WHAT THE EXERCISE ASKS:
Take the lines beginning with the one that contains "Output the LaTeX" and ending with the one that contains "(hanT) at (915,810.5)", and set them down exactly. Omit all pictures.

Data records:
** start **
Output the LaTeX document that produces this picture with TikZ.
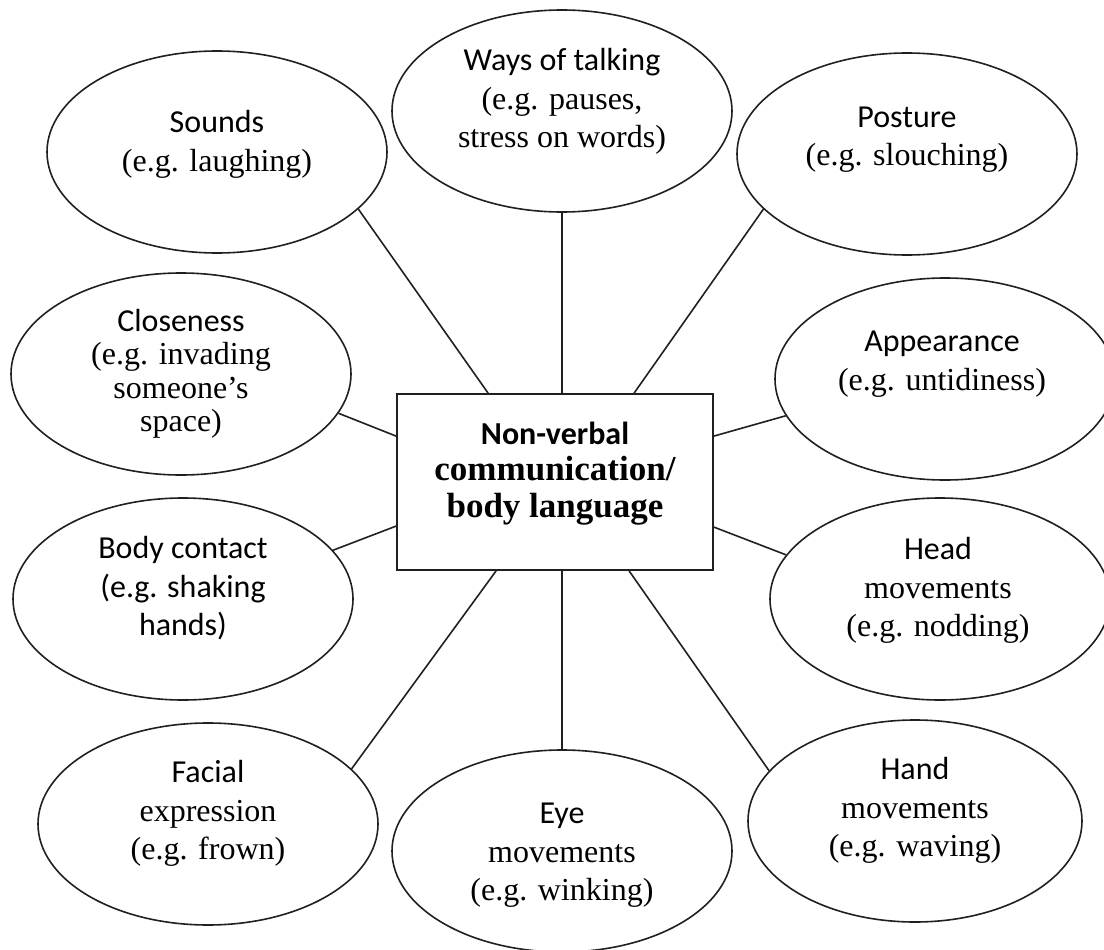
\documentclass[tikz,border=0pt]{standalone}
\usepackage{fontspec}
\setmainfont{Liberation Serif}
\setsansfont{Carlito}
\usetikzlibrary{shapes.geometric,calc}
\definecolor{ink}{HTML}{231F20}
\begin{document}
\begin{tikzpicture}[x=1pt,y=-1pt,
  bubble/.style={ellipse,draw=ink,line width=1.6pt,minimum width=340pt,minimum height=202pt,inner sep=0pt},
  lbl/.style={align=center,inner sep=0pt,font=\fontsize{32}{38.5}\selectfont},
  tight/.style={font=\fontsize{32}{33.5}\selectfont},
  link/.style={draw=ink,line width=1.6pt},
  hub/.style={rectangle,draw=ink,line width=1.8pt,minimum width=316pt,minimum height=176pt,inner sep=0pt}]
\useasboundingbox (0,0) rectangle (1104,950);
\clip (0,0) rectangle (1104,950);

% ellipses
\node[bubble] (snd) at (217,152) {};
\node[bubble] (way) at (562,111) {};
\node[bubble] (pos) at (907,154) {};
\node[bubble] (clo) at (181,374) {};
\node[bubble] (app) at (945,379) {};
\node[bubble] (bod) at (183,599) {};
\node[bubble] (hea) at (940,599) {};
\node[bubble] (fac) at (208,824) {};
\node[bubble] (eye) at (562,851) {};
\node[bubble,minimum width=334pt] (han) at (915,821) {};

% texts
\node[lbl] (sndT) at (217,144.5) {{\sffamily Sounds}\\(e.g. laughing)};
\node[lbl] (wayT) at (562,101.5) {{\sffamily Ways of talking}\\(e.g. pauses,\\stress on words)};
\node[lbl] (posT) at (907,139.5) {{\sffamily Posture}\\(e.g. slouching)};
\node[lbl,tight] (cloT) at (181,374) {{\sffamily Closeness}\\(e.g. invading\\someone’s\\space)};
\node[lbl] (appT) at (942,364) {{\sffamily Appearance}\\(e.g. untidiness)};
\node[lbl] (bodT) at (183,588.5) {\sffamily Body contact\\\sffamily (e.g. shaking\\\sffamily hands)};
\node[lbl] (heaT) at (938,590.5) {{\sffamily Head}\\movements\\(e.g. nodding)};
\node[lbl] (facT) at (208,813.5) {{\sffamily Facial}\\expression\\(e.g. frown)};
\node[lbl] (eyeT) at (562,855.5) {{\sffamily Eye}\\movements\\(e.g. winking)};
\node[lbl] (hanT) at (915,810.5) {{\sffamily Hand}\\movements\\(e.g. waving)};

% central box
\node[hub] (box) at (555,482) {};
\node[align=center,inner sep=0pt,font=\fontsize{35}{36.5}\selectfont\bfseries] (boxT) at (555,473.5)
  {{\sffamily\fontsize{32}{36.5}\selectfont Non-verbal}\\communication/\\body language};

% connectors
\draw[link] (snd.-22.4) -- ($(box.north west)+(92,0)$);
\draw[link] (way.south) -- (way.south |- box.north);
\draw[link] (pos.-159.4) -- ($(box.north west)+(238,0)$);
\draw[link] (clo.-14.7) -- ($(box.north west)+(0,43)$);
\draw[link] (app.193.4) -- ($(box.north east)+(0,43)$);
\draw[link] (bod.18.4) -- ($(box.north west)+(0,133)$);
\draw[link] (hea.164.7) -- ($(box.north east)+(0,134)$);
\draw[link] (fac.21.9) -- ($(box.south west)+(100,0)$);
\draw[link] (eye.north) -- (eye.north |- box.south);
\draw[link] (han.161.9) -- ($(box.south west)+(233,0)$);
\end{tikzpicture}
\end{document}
** end **
** start **
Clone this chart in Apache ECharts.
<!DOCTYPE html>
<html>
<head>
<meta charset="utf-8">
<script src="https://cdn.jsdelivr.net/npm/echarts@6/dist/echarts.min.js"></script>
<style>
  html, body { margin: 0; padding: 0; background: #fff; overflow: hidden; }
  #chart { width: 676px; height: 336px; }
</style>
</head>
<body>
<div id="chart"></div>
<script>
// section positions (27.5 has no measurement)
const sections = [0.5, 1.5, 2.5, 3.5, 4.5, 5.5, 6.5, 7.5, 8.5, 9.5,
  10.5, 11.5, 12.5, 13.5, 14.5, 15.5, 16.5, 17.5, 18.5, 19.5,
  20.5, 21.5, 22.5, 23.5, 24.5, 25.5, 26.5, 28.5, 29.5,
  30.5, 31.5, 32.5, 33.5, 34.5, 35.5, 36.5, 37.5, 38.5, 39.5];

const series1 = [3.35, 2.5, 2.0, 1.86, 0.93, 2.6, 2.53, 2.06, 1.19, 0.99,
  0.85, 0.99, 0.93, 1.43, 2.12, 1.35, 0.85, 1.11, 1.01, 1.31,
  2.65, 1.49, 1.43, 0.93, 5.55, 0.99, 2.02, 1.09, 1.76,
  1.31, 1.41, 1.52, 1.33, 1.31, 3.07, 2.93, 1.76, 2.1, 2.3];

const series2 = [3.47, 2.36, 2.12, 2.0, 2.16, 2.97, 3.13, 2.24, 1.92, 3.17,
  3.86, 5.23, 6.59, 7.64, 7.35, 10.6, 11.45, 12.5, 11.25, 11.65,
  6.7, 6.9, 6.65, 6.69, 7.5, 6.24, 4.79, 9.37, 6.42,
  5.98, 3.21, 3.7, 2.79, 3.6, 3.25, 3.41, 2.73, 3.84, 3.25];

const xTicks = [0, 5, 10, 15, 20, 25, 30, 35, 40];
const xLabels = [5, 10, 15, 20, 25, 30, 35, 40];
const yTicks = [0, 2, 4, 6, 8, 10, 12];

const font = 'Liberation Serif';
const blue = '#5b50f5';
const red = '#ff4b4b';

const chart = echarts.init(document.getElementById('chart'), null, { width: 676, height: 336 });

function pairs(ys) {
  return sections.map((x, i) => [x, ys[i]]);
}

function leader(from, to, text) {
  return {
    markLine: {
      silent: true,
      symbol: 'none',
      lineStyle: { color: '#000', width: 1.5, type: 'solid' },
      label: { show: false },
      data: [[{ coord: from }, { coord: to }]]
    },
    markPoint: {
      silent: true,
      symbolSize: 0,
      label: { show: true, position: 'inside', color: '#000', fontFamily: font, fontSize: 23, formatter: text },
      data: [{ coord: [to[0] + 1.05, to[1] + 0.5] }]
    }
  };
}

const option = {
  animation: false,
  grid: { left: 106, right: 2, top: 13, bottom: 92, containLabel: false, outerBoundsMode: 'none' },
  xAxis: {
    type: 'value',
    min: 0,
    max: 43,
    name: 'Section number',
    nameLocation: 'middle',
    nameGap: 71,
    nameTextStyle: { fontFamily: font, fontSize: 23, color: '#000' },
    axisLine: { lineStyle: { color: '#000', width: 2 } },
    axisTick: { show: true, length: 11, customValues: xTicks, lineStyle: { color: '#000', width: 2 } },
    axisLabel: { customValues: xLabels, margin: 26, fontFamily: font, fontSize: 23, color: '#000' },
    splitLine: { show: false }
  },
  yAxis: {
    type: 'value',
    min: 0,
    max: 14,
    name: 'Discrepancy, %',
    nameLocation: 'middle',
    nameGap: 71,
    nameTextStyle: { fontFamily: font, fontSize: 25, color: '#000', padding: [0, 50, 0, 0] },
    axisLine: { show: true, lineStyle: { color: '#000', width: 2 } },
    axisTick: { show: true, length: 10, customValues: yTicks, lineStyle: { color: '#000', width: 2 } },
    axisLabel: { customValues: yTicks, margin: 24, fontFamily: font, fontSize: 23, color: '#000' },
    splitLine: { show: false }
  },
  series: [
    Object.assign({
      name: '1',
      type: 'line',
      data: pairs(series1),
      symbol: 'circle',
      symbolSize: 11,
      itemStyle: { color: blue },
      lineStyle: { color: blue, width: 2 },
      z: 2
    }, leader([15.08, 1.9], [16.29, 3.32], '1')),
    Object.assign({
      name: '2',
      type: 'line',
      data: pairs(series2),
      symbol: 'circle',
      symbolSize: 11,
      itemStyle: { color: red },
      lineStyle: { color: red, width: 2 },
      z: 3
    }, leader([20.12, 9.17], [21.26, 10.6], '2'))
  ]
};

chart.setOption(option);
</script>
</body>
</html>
** end **
WRITTEN RESPONSE:
Output the LaTeX document that produces this picture with TikZ.
\documentclass[tikz,border=0pt]{standalone}
\usepackage{fontspec}
\setmainfont{Liberation Serif}
\setsansfont{Carlito}
\usetikzlibrary{shapes.geometric,calc}
\definecolor{ink}{HTML}{231F20}
\begin{document}
\begin{tikzpicture}[x=1pt,y=-1pt,
  bubble/.style={ellipse,draw=ink,line width=1.6pt,minimum width=340pt,minimum height=202pt,inner sep=0pt},
  lbl/.style={align=center,inner sep=0pt,font=\fontsize{32}{38.5}\selectfont},
  tight/.style={font=\fontsize{32}{33.5}\selectfont},
  link/.style={draw=ink,line width=1.6pt},
  hub/.style={rectangle,draw=ink,line width=1.8pt,minimum width=316pt,minimum height=176pt,inner sep=0pt}]
\useasboundingbox (0,0) rectangle (1104,950);
\clip (0,0) rectangle (1104,950);

% ellipses
\node[bubble] (snd) at (217,152) {};
\node[bubble] (way) at (562,111) {};
\node[bubble] (pos) at (907,154) {};
\node[bubble] (clo) at (181,374) {};
\node[bubble] (app) at (945,379) {};
\node[bubble] (bod) at (183,599) {};
\node[bubble] (hea) at (940,599) {};
\node[bubble] (fac) at (208,824) {};
\node[bubble] (eye) at (562,851) {};
\node[bubble,minimum width=334pt] (han) at (915,821) {};

% texts
\node[lbl] (sndT) at (217,144.5) {{\sffamily Sounds}\\(e.g. laughing)};
\node[lbl] (wayT) at (562,101.5) {{\sffamily Ways of talking}\\(e.g. pauses,\\stress on words)};
\node[lbl] (posT) at (907,139.5) {{\sffamily Posture}\\(e.g. slouching)};
\node[lbl,tight] (cloT) at (181,374) {{\sffamily Closeness}\\(e.g. invading\\someone’s\\space)};
\node[lbl] (appT) at (942,364) {{\sffamily Appearance}\\(e.g. untidiness)};
\node[lbl] (bodT) at (183,588.5) {\sffamily Body contact\\\sffamily (e.g. shaking\\\sffamily hands)};
\node[lbl] (heaT) at (938,590.5) {{\sffamily Head}\\movements\\(e.g. nodding)};
\node[lbl] (facT) at (208,813.5) {{\sffamily Facial}\\expression\\(e.g. frown)};
\node[lbl] (eyeT) at (562,855.5) {{\sffamily Eye}\\movements\\(e.g. winking)};
\node[lbl] (hanT) at (915,810.5) {{\sffamily Hand}\\movements\\(e.g. waving)};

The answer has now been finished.